От ужаса герой просыпается, но страхи его пока не проходят: в бледном сиянии месяца ему мерещится в углу белое привидение — то самое, о котором говорил хозяин. Наконец все приходит в должный вид, ложное «привидение» разъясняется простым стечением обстоятельств, а сама история о нем поставлена под сомнение.
Тем не менее в сумароковской новелле оживающая икона Богоматери, надвигающаяся на героя, словно бы заняла то место, которое у Гоголя будет отведено мертвой ведьме и Вию. При этом свирепый клир замещает нечистых духов, которые беснуются в церкви, а образ Богоматери «указывает» священникам на жертву точно так же, как Вий своим подручным — на Хому.

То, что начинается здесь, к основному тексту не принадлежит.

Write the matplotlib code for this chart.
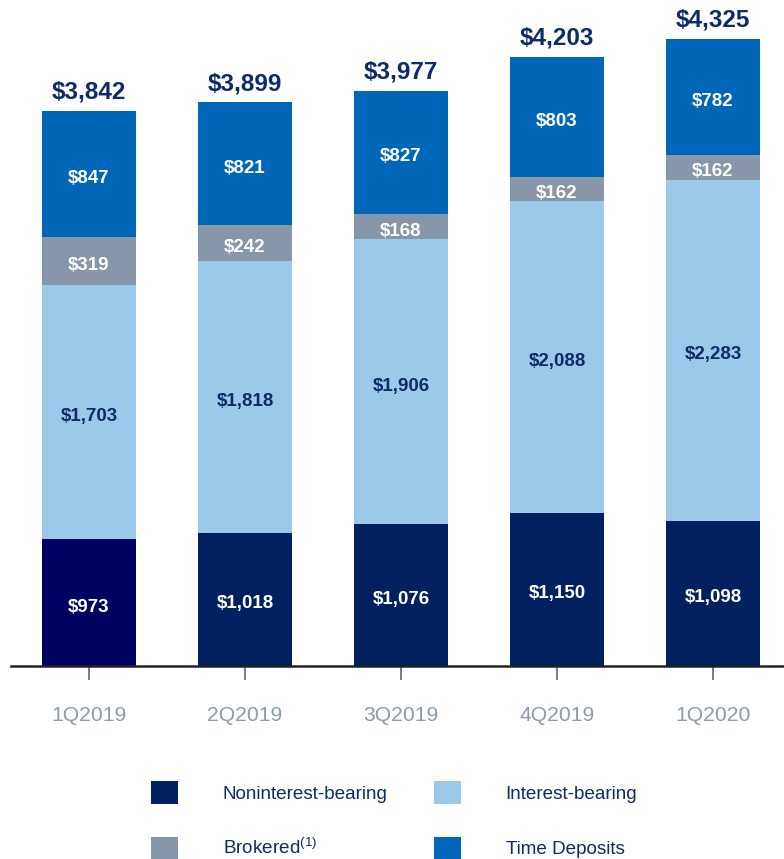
import matplotlib
matplotlib.use("Agg")
import matplotlib.pyplot as plt
import numpy as np

plt.rcParams['font.family'] = ['Liberation Sans', 'DejaVu Sans']

quarters = ['1Q2019', '2Q2019', '3Q2019', '4Q2019', '1Q2020']
noninterest = [973, 1018, 1076, 1150, 1098]
interest = [1703, 1818, 1906, 2088, 2283]
brokered = [319, 242, 168, 162, 162]
time_dep = [847, 821, 827, 803, 782]
totals = [3842, 3899, 3977, 4203, 4325]

c_non = '#002060'
c_non_first = '#000060'
c_int = '#9BC9EA'
c_bro = '#8796A8'
c_time = '#0066B8'
navy = '#0F2A6B'

W, H = 784, 859
fig = plt.figure(figsize=(W / 100, H / 100), dpi=100)
ax = fig.add_axes([11 / W, (H - 666) / H, (W - 11) / W, 666 / H])

x = np.arange(len(quarters))
bw = 0.6
ymin, ymax = 125, 4583

non_colors = [c_non_first] + [c_non] * (len(quarters) - 1)
b1 = ax.bar(x, noninterest, bw, color=non_colors, label='Noninterest-bearing')
bottom = np.array(noninterest, dtype=float)
b2 = ax.bar(x, interest, bw, bottom=bottom, color=c_int, label='Interest-bearing')
bottom2 = bottom + interest
b3 = ax.bar(x, brokered, bw, bottom=bottom2, color=c_bro, label='Brokered$^{\\mathregular{(1)}}$')
bottom3 = bottom2 + brokered
b4 = ax.bar(x, time_dep, bw, bottom=bottom3, color=c_time, label='Time Deposits')

ax.set_xlim(-0.5, 4.455)
ax.set_ylim(ymin, ymax)

def lab(v, lo, hi, color):
    for i in range(len(v)):
        y = (max(lo[i], ymin) + hi[i]) / 2
        ax.annotate('${:,}'.format(v[i]), (x[i], y), xytext=(0, -1.8),
                    textcoords='offset points', ha='center', va='center_baseline',
                    color=color, fontsize=13.5, fontweight='bold')

lab(noninterest, np.zeros(5), bottom, 'white')
lab(interest, bottom, bottom2, navy)
lab(brokered, bottom2, bottom3, 'white')
lab(time_dep, bottom3, bottom3 + time_dep, 'white')

for i in range(len(totals)):
    ax.annotate('${:,}'.format(totals[i]), (x[i], totals[i]), xytext=(0, 5),
                textcoords='offset points', ha='center', va='bottom',
                color=navy, fontsize=17.5, fontweight='bold')

for s in ['top', 'right', 'left']:
    ax.spines[s].set_visible(False)
ax.spines['bottom'].set_linewidth(1.8)
ax.spines['bottom'].set_color('#222222')
ax.set_yticks([])
ax.set_xticks(x)
ax.set_xticklabels(quarters, fontsize=15.2, color='#8C9BAA')
ax.tick_params(axis='x', length=10, width=1.2, color='#666666', pad=19)

handles = [b1.patches[1], b2, b3, b4]
labels = ['Noninterest-bearing', 'Interest-bearing',
          'Brokered$^{\\mathregular{(1)}}$', 'Time Deposits']
leg = fig.legend([handles[0], handles[2], handles[1], handles[3]],
                 [labels[0], labels[2], labels[1], labels[3]],
                 ncol=2, loc='upper left', bbox_to_anchor=(134 / W, 1 - 764 / H),
                 frameon=False, fontsize=13.6, handlelength=1.43, handleheight=1.48,
                 handletextpad=2.38, columnspacing=2.43, labelspacing=1.75)
for t in leg.get_texts():
    t.set_color(navy)

fig.savefig('out.png', dpi=100)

Некоторые совпадения с П. Сумароковым, помимо прочего, видны у Гоголя и в деталях. Можно счесть случайностью тождество между репликой из «Привидения» — «В природе, право, есть вещи непостижимые» — и столь же избитой максимой Чичикова: «В натуре находится много вещей, неизъяснимых даже для обширного ума». Однако именно с «Вием» сходится такая важная символическая подробность, как бестиальный аккомпанемент действия. У Сумарокова герой объясняет приснившиеся ему страшные вопли священников тем, что в ночи «раздавался вой собак, запертых внутри дома, которые <…> затягивали песню свою целою стаею». Ср. в «Вне»: «Ночь была адская. Волки выли вдали целою стаею. И самый лай собачий был как-то страшен».